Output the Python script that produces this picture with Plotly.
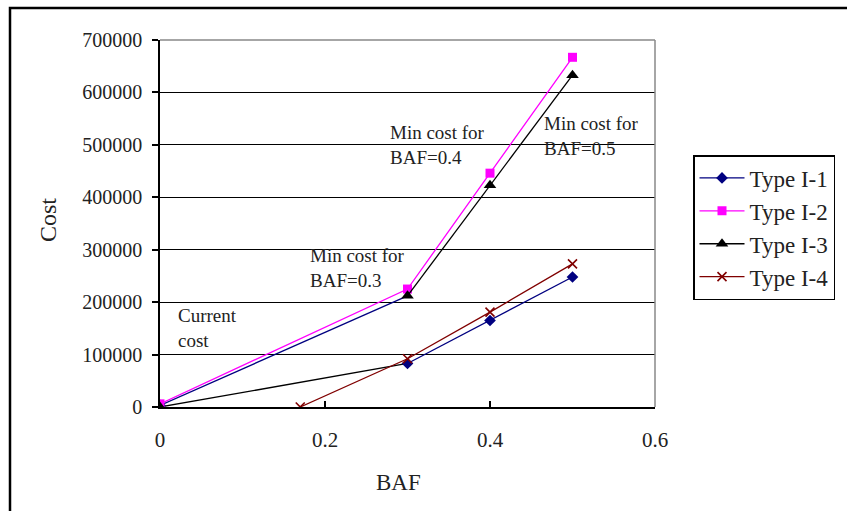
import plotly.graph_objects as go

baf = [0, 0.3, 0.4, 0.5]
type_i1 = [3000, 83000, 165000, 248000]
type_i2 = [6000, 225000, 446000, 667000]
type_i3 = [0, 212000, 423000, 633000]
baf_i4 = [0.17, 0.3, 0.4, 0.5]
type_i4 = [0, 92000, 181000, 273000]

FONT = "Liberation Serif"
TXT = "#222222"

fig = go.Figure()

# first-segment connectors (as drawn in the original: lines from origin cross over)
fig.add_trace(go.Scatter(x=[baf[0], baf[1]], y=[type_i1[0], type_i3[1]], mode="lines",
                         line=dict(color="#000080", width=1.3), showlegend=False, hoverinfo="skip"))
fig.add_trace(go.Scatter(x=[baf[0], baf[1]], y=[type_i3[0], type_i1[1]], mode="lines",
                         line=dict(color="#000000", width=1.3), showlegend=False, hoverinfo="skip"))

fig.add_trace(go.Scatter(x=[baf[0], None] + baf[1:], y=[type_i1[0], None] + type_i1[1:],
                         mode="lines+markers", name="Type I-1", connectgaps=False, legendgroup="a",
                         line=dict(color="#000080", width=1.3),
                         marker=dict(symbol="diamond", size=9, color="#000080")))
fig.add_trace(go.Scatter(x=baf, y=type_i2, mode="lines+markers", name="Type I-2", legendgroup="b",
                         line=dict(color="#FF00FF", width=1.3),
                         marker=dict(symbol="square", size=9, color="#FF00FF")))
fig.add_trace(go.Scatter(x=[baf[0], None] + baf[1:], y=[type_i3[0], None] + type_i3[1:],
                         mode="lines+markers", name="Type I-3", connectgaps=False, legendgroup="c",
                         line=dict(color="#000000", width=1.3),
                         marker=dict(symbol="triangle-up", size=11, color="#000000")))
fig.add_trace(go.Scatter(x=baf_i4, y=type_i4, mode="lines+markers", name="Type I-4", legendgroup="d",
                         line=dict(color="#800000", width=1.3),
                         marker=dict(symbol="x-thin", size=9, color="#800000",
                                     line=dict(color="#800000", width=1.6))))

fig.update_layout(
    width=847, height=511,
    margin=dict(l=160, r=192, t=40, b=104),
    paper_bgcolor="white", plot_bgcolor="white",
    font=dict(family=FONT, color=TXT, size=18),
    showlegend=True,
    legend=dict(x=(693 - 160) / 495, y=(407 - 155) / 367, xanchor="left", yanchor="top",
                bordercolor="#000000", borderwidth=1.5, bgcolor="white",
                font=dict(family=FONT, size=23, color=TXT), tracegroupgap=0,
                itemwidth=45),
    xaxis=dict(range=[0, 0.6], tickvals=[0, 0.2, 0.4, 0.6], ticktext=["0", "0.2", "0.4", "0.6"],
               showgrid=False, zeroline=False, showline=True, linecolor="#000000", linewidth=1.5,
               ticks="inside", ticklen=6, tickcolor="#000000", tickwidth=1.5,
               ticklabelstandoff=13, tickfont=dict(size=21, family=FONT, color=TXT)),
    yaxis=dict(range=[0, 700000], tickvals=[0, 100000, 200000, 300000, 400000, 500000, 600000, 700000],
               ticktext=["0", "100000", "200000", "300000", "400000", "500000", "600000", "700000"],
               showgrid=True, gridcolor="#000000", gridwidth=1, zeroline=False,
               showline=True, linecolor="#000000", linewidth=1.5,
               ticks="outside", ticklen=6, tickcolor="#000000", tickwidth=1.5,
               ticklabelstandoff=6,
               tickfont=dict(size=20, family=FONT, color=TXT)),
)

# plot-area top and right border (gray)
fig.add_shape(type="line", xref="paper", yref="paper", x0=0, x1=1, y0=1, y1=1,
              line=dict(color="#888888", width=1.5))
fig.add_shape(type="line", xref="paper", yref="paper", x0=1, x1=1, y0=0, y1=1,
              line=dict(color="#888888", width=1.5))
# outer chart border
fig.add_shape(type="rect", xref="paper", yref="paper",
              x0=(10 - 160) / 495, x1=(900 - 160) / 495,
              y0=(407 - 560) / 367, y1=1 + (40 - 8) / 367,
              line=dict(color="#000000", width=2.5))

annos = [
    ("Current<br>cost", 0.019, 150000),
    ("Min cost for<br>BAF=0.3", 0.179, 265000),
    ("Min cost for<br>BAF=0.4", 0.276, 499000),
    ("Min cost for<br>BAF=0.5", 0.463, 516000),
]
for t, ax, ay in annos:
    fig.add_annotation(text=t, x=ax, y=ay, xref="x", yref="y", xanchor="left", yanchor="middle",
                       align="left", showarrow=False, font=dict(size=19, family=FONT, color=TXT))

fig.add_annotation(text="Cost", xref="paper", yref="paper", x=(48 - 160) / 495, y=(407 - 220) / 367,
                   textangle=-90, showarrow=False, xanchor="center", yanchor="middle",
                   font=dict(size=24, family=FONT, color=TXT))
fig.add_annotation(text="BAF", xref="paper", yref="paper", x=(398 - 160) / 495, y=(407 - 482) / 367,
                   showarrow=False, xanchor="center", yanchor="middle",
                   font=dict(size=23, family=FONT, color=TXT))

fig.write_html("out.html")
======
What the exercise asks: Emit the lines of the material exactly, from its first line to the line containing "import plotly.graph_objects as go", inclusive; leave every picture out.

Finished exercise:
Output the Python script that produces this picture with Plotly.
import plotly.graph_objects as go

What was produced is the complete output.